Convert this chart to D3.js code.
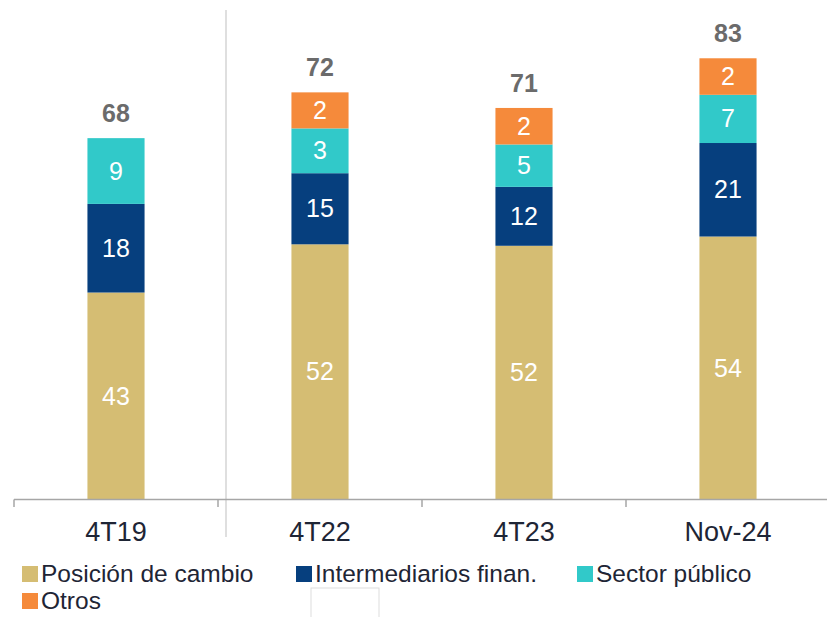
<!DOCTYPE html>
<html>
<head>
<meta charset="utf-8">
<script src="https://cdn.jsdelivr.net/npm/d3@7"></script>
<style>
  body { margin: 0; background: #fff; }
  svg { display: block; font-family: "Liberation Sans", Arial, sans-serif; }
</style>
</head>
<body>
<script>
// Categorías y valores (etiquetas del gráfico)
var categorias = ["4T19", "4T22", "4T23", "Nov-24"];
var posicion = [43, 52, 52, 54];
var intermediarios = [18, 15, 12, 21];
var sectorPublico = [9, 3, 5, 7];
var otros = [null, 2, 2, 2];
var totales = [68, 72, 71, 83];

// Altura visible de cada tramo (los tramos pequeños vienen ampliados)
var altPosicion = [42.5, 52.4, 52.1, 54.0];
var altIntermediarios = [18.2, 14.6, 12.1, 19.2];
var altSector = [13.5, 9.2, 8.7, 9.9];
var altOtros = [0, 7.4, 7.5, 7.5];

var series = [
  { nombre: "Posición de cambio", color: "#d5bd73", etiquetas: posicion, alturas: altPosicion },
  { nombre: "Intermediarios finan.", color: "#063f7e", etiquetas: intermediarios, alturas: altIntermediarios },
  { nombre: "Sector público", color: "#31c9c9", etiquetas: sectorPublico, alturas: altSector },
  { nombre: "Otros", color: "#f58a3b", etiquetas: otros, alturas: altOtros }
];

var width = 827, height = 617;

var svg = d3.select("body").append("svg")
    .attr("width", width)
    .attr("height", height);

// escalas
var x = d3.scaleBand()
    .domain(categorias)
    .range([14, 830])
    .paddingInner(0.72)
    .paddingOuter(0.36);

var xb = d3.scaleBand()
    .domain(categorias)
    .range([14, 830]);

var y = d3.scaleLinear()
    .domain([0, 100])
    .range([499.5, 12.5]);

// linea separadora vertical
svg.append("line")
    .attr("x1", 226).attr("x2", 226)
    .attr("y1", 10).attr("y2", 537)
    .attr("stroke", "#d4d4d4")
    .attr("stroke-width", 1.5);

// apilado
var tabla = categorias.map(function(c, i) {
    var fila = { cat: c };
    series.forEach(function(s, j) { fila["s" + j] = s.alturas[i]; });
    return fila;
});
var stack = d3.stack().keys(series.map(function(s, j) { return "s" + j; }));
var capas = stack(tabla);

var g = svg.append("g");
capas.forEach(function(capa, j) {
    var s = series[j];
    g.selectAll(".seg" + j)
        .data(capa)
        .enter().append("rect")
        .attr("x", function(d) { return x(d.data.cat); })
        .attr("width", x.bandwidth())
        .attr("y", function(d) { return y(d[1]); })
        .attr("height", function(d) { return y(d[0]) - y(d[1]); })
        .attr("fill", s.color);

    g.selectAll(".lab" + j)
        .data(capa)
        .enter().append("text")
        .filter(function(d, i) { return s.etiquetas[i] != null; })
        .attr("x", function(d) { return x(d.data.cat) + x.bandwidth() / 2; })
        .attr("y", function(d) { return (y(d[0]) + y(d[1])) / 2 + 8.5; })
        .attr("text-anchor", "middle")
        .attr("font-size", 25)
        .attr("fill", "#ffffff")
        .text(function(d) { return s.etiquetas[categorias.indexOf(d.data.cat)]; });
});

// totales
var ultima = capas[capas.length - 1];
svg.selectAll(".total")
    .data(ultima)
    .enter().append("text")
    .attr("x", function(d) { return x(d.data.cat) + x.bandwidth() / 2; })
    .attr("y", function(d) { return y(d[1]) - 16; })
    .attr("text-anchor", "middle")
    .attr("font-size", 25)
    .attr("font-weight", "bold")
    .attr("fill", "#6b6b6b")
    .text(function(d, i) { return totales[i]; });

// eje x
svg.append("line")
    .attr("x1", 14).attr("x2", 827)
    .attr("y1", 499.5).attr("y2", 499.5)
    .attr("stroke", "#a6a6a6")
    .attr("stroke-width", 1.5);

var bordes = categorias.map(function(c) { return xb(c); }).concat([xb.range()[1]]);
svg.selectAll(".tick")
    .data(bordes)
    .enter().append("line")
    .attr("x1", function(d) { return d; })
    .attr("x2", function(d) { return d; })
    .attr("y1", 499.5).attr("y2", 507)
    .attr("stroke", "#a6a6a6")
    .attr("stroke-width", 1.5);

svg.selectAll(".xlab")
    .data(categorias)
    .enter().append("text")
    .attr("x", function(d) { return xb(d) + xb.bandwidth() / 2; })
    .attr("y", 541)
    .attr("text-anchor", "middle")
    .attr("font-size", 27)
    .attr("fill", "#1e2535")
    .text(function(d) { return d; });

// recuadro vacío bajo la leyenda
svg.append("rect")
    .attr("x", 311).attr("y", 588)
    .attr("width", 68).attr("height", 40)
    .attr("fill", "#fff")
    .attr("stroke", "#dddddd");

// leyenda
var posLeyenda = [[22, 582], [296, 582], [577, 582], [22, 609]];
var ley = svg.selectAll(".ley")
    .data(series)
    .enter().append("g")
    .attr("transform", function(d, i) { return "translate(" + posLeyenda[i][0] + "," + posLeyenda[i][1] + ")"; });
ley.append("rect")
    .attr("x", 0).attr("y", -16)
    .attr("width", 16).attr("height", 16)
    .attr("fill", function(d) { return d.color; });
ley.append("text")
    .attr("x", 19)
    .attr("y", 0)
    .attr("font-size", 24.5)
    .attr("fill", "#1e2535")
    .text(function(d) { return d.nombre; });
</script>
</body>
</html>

**TASK STATEMENT:**
Restate each line from the start of the listing through the line bearing "var capas = stack(tabla);" word for word. Drop the pictures.

**SOLUTION:**
Convert this chart to D3.js code.
<!DOCTYPE html>
<html>
<head>
<meta charset="utf-8">
<script src="https://cdn.jsdelivr.net/npm/d3@7"></script>
<style>
  body { margin: 0; background: #fff; }
  svg { display: block; font-family: "Liberation Sans", Arial, sans-serif; }
</style>
</head>
<body>
<script>
// Categorías y valores (etiquetas del gráfico)
var categorias = ["4T19", "4T22", "4T23", "Nov-24"];
var posicion = [43, 52, 52, 54];
var intermediarios = [18, 15, 12, 21];
var sectorPublico = [9, 3, 5, 7];
var otros = [null, 2, 2, 2];
var totales = [68, 72, 71, 83];

// Altura visible de cada tramo (los tramos pequeños vienen ampliados)
var altPosicion = [42.5, 52.4, 52.1, 54.0];
var altIntermediarios = [18.2, 14.6, 12.1, 19.2];
var altSector = [13.5, 9.2, 8.7, 9.9];
var altOtros = [0, 7.4, 7.5, 7.5];

var series = [
  { nombre: "Posición de cambio", color: "#d5bd73", etiquetas: posicion, alturas: altPosicion },
  { nombre: "Intermediarios finan.", color: "#063f7e", etiquetas: intermediarios, alturas: altIntermediarios },
  { nombre: "Sector público", color: "#31c9c9", etiquetas: sectorPublico, alturas: altSector },
  { nombre: "Otros", color: "#f58a3b", etiquetas: otros, alturas: altOtros }
];

var width = 827, height = 617;

var svg = d3.select("body").append("svg")
    .attr("width", width)
    .attr("height", height);

// escalas
var x = d3.scaleBand()
    .domain(categorias)
    .range([14, 830])
    .paddingInner(0.72)
    .paddingOuter(0.36);

var xb = d3.scaleBand()
    .domain(categorias)
    .range([14, 830]);

var y = d3.scaleLinear()
    .domain([0, 100])
    .range([499.5, 12.5]);

// linea separadora vertical
svg.append("line")
    .attr("x1", 226).attr("x2", 226)
    .attr("y1", 10).attr("y2", 537)
    .attr("stroke", "#d4d4d4")
    .attr("stroke-width", 1.5);

// apilado
var tabla = categorias.map(function(c, i) {
    var fila = { cat: c };
    series.forEach(function(s, j) { fila["s" + j] = s.alturas[i]; });
    return fila;
});
var stack = d3.stack().keys(series.map(function(s, j) { return "s" + j; }));
var capas = stack(tabla);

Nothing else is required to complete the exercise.